In the placebo group, a total of 96 parent forms and 47 child forms were reviewed. In the treatment groups, researchers analyzed 209 parent forms and 105 child forms.
They found that HRQL scores at 24 months were significantly lower in the treatment group (LS mean = 0.34) compared with the placebo group (LS mean = 0.46).
In the study, a subgroup of patients who were initially randomly assigned to receive treatment experienced significant improvement in HRQL scores on parent forms (LS mean = 0.55; P < .001). Significant improvements in HRQL scores were also observed among participants with an eliciting dose increase (LS mean = 0.66, P < .001).
Researchers found that parents in the treatment group had fewer concerns about social dietary limitations, food-related anxiety and emotional impact. Children had fewer concerns about accidental exposure and allergen avoidance.
Galvin noted that the researchers are continuing to follow participants in the trial, because “tracking these children — patients and their parents — to 36 months might present some novel and interesting results.” – by Erin Michael
Galvin AD, et al. D303. Presented at: American College of Asthma, Allergy & Immunology Scientific Meeting; Nov. 7-11, 2019; Houston.

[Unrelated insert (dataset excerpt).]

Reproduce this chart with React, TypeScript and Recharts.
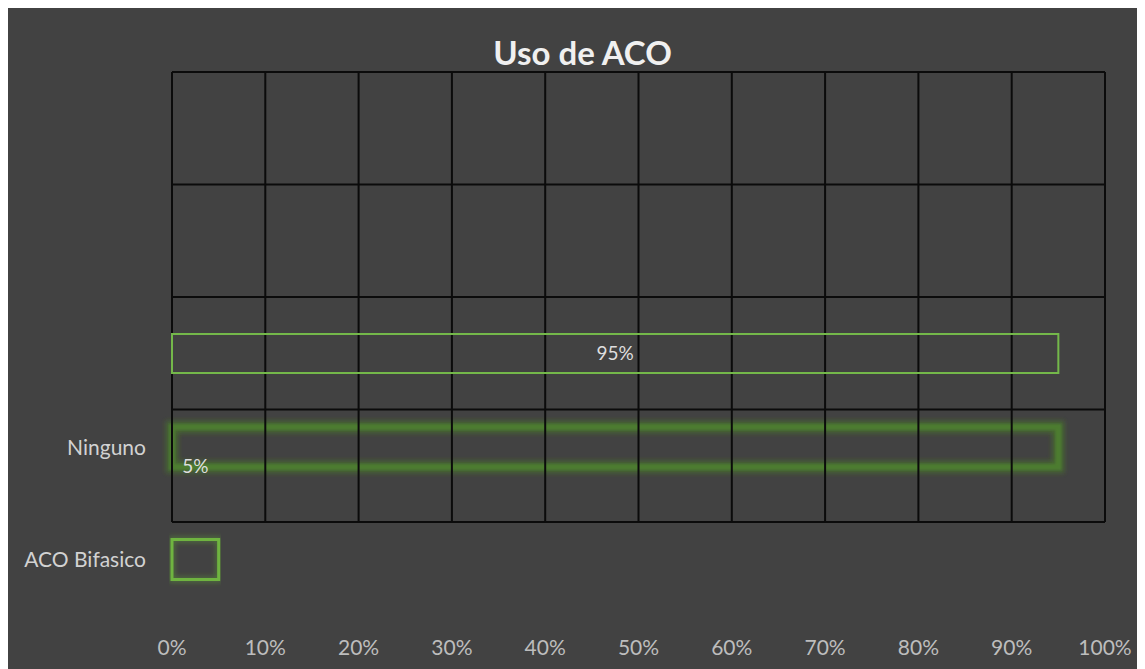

Disclosures: Galvin reports receiving research grants from Aimmune Therapeutics, National Children’s Research Centre, Ireland, DBV Technologies and the Food Allergy Research & Resource Program; additional research support from SafeFood Ireland and National Children’s Research Center, Ireland; being a consultant and serving on the advisory board of Aimmune Therapeutics and Atlantia Food Clinical Trials, Ireland; and being CEO of Anaphylaxis Ireland.